GPU Support#

OSD supports the installation of GPU drivers for the compute nodes via a set of Juju Actions.

We currently only support Nvidia GPUs.

Nvidia#

The slurmd charm provides an nvidia-install action to install the Nvidia drivers easily:

$ juju run-action slurmd/leader nvidia-install

This action, by default, pulls the latest drivers from official Nvidia repositories. If you need to install older drivers, you should specify them with the action nvidia-package before installing the drivers.

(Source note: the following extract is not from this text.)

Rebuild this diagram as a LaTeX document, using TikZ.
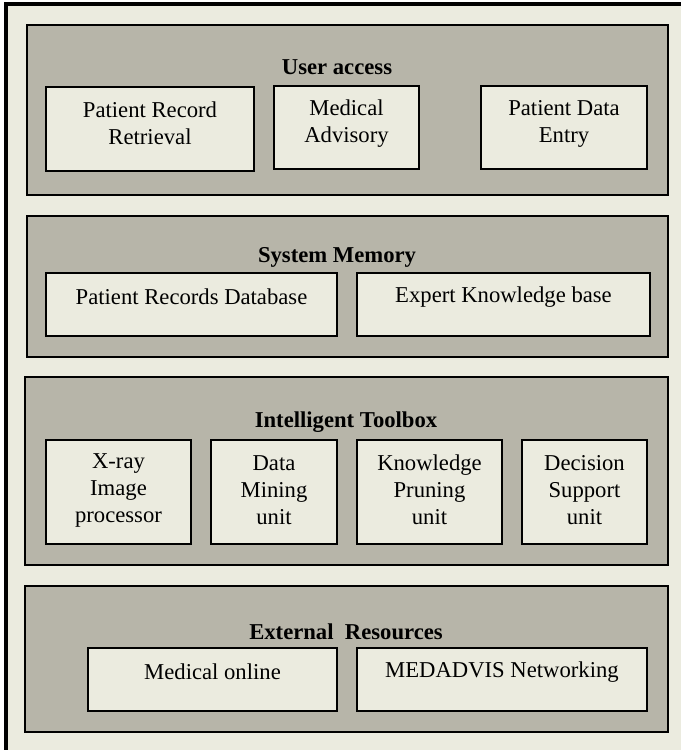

For example, to install the version 470 for the Kepler GPUs:

$ juju run-action slurmd/leader nvidia-package package="nvidia-driver-branch-470" # for CentOS7
$ juju run-action slurmd/leader nvidia-package package="cuda-drivers-470" # for Ubuntu 20.04
$ juju run-action slurmd/leader nvidia-install

Please check the official Nvidia documentation about compatibility before installing the drivers.

Note

By default, OSD will install the latest drivers from Nvidia. This might not be the drivers your graphics card need. Please double check the versions before installing the drivers. Nvidia website has a compatibility page to guide you on installing the correct version.

After installing GPU Drivers, your need to reboot the node. Check Rebooting Nodes section for details on rebooting them.